**TO DO**
Look through the data below and count each line where the word "document" appears. Reply with the count alone.

**PROVIDED DATA**

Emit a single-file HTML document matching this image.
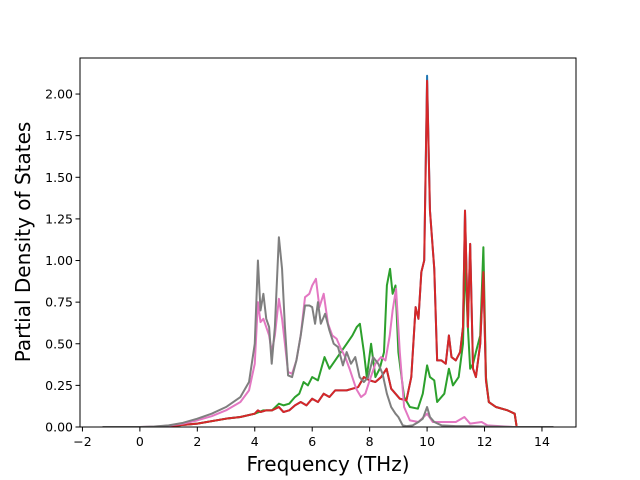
<!DOCTYPE html>
<html><head><meta charset="utf-8"><style>body{margin:0;background:#fff}svg{display:block;font-family:"DejaVu Sans","Liberation Sans",sans-serif}</style></head>
<body>
<svg id="chart" width="640" height="480">
<rect x="0" y="0" width="640" height="480" fill="#fff"/>
<defs><clipPath id="clip"><rect x="80" y="58" width="496" height="369"/></clipPath></defs>
<g id="plot" clip-path="url(#clip)"></g>
<g id="axes"></g>
<text x="328" y="471" text-anchor="middle" font-size="20">Frequency (THz)</text>
<text x="0" y="0" transform="translate(30,242) rotate(-90)" text-anchor="middle" font-size="20">Partial Density of States</text>
</svg>
<script>
const xTicks=[-2,0,2,4,6,8,10,12,14];
const yTicks=[0,0.25,0.5,0.75,1.0,1.25,1.5,1.75,2.0];
const yTickLabels=["0.00","0.25","0.50","0.75","1.00","1.25","1.50","1.75","2.00"];
const grayFreq=[-1.3,0,0.5,1,1.5,2,2.5,3,3.5,3.8,4.0,4.11,4.2,4.3,4.4,4.5,4.59,4.7,4.84,4.95,5.05,5.16,5.3,5.45,5.6,5.75,5.9,6.0,6.1,6.2,6.3,6.45,6.6,6.75,6.9,7.07,7.2,7.35,7.5,7.65,7.8,7.95,8.12,8.3,8.45,8.6,8.75,8.9,9.0,9.15,9.3,9.5,9.7,9.85,10.0,10.1,10.25,10.5,11,11.5,12,12.5,13,14.4];
const grayValues=[0,0,0.003,0.01,0.025,0.05,0.08,0.12,0.18,0.27,0.5,1.0,0.7,0.8,0.65,0.6,0.38,0.6,1.14,0.95,0.6,0.31,0.3,0.4,0.55,0.73,0.73,0.72,0.62,0.75,0.62,0.68,0.58,0.5,0.48,0.37,0.45,0.38,0.42,0.3,0.27,0.3,0.42,0.38,0.32,0.2,0.12,0.08,0.06,0.01,0.005,0.01,0.03,0.05,0.12,0.06,0.03,0.01,0.005,0.005,0.003,0.002,0,0];
const pinkFreq=[-1.3,0,0.5,1,1.5,2,2.5,3,3.5,3.8,4.0,4.11,4.2,4.3,4.4,4.5,4.59,4.7,4.84,4.95,5.05,5.16,5.3,5.45,5.6,5.75,5.9,6.0,6.13,6.25,6.4,6.55,6.7,6.85,7.0,7.15,7.3,7.53,7.7,7.85,8.0,8.2,8.4,8.55,8.7,8.8,8.92,9.05,9.2,9.4,9.7,10.0,10.2,10.6,11.0,11.3,11.5,11.9,12.1,13,14.4];
const pinkValues=[0,0,0.002,0.008,0.02,0.04,0.065,0.1,0.15,0.22,0.38,0.75,0.63,0.65,0.6,0.55,0.45,0.55,0.77,0.65,0.5,0.33,0.32,0.4,0.55,0.78,0.8,0.85,0.89,0.72,0.8,0.62,0.55,0.53,0.47,0.42,0.35,0.23,0.18,0.2,0.28,0.38,0.42,0.4,0.55,0.7,0.83,0.45,0.12,0.04,0.03,0.08,0.03,0.03,0.03,0.06,0.02,0.03,0.01,0,0];
const greenFreq=[-1.3,0,0.5,1,2,3,3.5,4.0,4.3,4.6,4.84,5.0,5.2,5.4,5.55,5.7,5.85,6.0,6.2,6.43,6.6,6.8,7.0,7.2,7.4,7.55,7.66,7.8,7.9,8.05,8.2,8.35,8.5,8.6,8.71,8.8,8.9,9.0,9.2,9.4,9.68,9.85,10.0,10.1,10.25,10.35,10.6,10.76,10.9,11.1,11.25,11.32,11.42,11.5,11.6,11.7,11.85,11.96,12.05,12.15,12.4,12.8,13.05,13.12,14.4];
const greenValues=[0,0,0,0.005,0.02,0.05,0.06,0.08,0.1,0.1,0.14,0.13,0.14,0.18,0.2,0.27,0.25,0.3,0.28,0.42,0.35,0.4,0.45,0.5,0.55,0.6,0.62,0.45,0.3,0.5,0.3,0.35,0.45,0.85,0.95,0.8,0.85,0.45,0.18,0.12,0.11,0.2,0.37,0.3,0.28,0.15,0.2,0.35,0.25,0.3,0.5,1.0,0.6,0.35,0.38,0.45,0.55,1.08,0.3,0.15,0.12,0.1,0.08,0,0];
const redFreq=[-1.3,0,0.5,1,2,3,3.5,4.0,4.11,4.2,4.4,4.6,4.84,5.0,5.2,5.4,5.6,5.8,6.0,6.2,6.4,6.6,6.8,7.0,7.2,7.4,7.6,7.8,8.0,8.2,8.4,8.59,8.75,8.9,9.05,9.28,9.45,9.6,9.7,9.8,9.9,10.0,10.1,10.25,10.35,10.5,10.65,10.76,10.85,11.0,11.15,11.25,11.32,11.42,11.5,11.6,11.7,11.85,11.96,12.05,12.15,12.4,12.8,13.05,13.12,14.4];
const redValues=[0,0,0,0.005,0.02,0.05,0.06,0.08,0.1,0.09,0.1,0.1,0.12,0.09,0.1,0.13,0.15,0.13,0.17,0.15,0.2,0.18,0.22,0.22,0.22,0.23,0.24,0.3,0.28,0.27,0.3,0.35,0.23,0.2,0.17,0.16,0.3,0.72,0.65,0.93,1.0,2.08,1.3,0.95,0.4,0.4,0.38,0.55,0.42,0.4,0.45,0.6,1.3,0.6,1.1,0.35,0.3,0.5,0.93,0.28,0.15,0.12,0.1,0.08,0,0];
const blueValues=[0,0,0,0.005,0.02,0.05,0.06,0.08,0.1,0.09,0.1,0.1,0.12,0.09,0.1,0.13,0.15,0.13,0.17,0.15,0.2,0.18,0.22,0.22,0.22,0.23,0.24,0.3,0.28,0.27,0.3,0.35,0.23,0.2,0.17,0.16,0.3,0.72,0.65,0.93,1.0,2.11,1.3,0.95,0.4,0.4,0.38,0.55,0.42,0.4,0.45,0.6,1.3,0.6,1.1,0.35,0.3,0.5,0.93,0.28,0.15,0.12,0.1,0.08,0,0];

const L=80,R=576,T=58,B=427,xMin=-2.085,xMax=15.185,yMin=0,yMax=2.2165;
const xs=v=>L+(v-xMin)/(xMax-xMin)*(R-L);
const ys=v=>B-(v-yMin)/(yMax-yMin)*(B-T);
const NS="http://www.w3.org/2000/svg";
function mk(tag,attrs,parent){const e=document.createElementNS(NS,tag);for(const k in attrs)e.setAttribute(k,attrs[k]);parent.appendChild(e);return e;}
const plot=document.getElementById('plot'),axes=document.getElementById('axes');
const series=[["blue",redFreq,blueValues,"#1f77b4"],["green",greenFreq,greenValues,"#2ca02c"],["red",redFreq,redValues,"#d62728"],["pink",pinkFreq,pinkValues,"#e377c2"],["gray",grayFreq,grayValues,"#7f7f7f"]];
series.forEach(s=>{
  const d=s[1].map((f,i)=>(i?'L':'M')+xs(f).toFixed(2)+','+ys(s[2][i]).toFixed(2)).join('');
  const p=mk('path',{d:d,fill:'none',stroke:s[3],'stroke-width':2,'stroke-linejoin':'round'},plot);
  
  
});
const frame=mk('rect',{x:L,y:T,width:R-L,height:B-T,fill:'none',stroke:'#000','stroke-width':1},axes);


xTicks.forEach(t=>{
  const x=xs(t);
  const tk=mk('line',{x1:x,x2:x,y1:B,y2:B+4.5,stroke:'#000','stroke-width':1},axes);
  
  
  const tx=mk('text',{x:x,y:B+19,'text-anchor':'middle','font-size':'12.5'},axes);
  tx.textContent=(t<0?'\u2212'+(-t):t);
  
  
});
yTicks.forEach((t,i)=>{
  const y=ys(t);
  const tk=mk('line',{x1:L-4.5,x2:L,y1:y,y2:y,stroke:'#000','stroke-width':1},axes);
  
  
  const tx=mk('text',{x:L-7,y:y+4.5,'text-anchor':'end','font-size':'12.5'},axes);
  tx.textContent=yTickLabels[i];
  
  
});
</script>
</body></html>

**COMPLETE ANSWER**
3